How would you feel if your parents left you at fifteen, for a different country? Scared? Elated? Ambivalent? Eun Ji is both terrified yet resigned when she discovers that her Korean immigrant parents will be returning to their homeland for her father’s job. They decide to leave Eun Ji, who has grown up a California
girl, with her nineteen-year-old brother in America, convinced that they will be better off, despite being an ocean away.
Through poetic prose, Koh reveals the slow unraveling of her young life, starting with her crumbling new house, the death of her beloved pet bird, and her developing eating disorder. Caught between college life and family life, her brother is given a responsibility beyond his years that often leaves him sullen and antagonistic. Perhaps more interesting than Koh’s visits to Korea are her mother’s letters, which she translates. Affectionate, bubbling letters that express a longing for her daughter and wishes of a happy life that she is seemingly unable to provide; a hypocritical demand for Eun Ji to be happy despite her circumstances while her mother reunites with long-lost siblings.
At first glance, Mrs. Koh is an easily detestable mother figure, another evil woman keeping her children in deprivation. However, as Koh takes a step back, looking first to her mother’s childhood, and then that of her paternal grandmother, it is impossible to unsee the connections, the intergenerational trauma passed on from one woman to the next. It is a vicious cycle that threatens to destroy lives and families. It is also a shining light on the experiences that parents, particularly mothers, endure in their lifetimes. Parts of them that came before us and perhaps are so well hidden away that we may never see them.

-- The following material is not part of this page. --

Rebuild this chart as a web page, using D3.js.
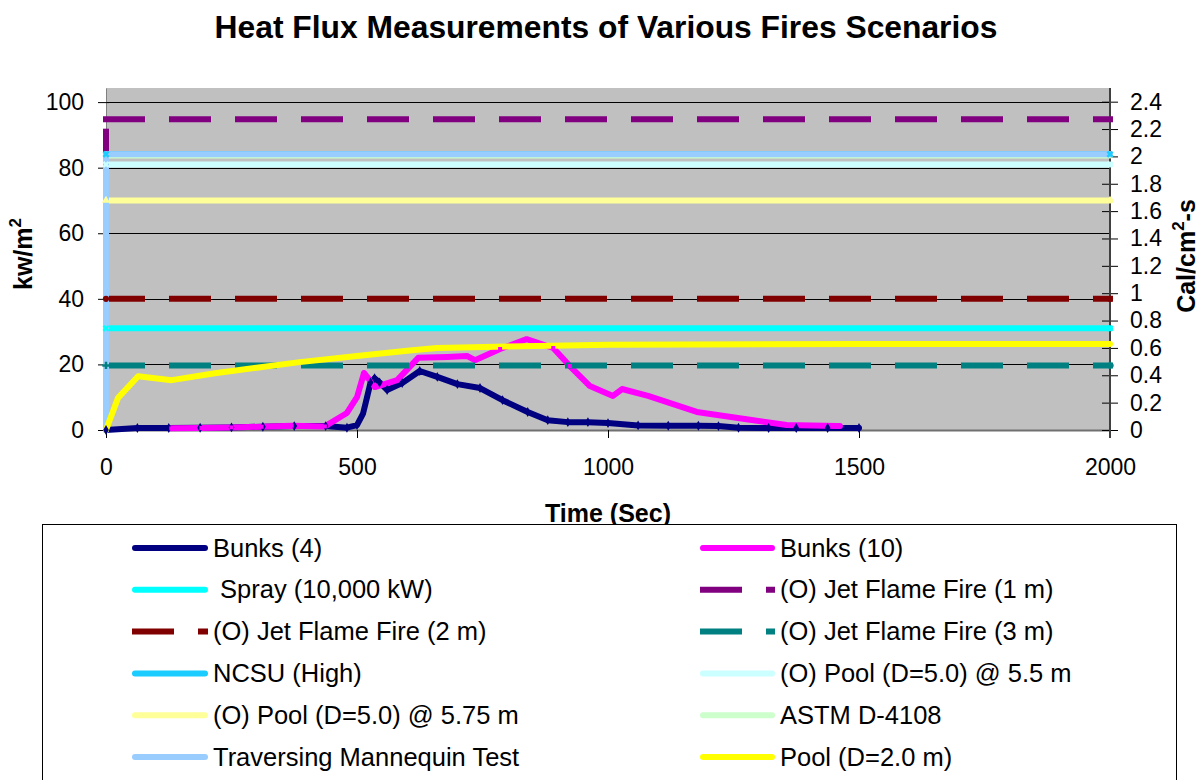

Fast-forwarding to college, Eun Ji’s parents have renewed their contract a staggering three times, and it will not be until she has finished grad school, that they will eventually return to America. Despite this, she has made strides in carving out a life for herself, separate from her family, one that is unremittingly her own. A political science major who is short of the required math, her classes are shuffled and reorganized so that she is given the opportunity to take poetry instead. It is a bold move but one that may just be her saving.
Poetry becomes an outlet, not only for self-expression but as a form of therapy, “of letting go”. Forgiving is a skill that is undeniably one of the most difficult that a person can learn. It is also one that gives the peace of mind to the forgiver. Ultimately, this powerful art is what allows Eun Ji to make peace with her parents and begin rebuilding their relationship together.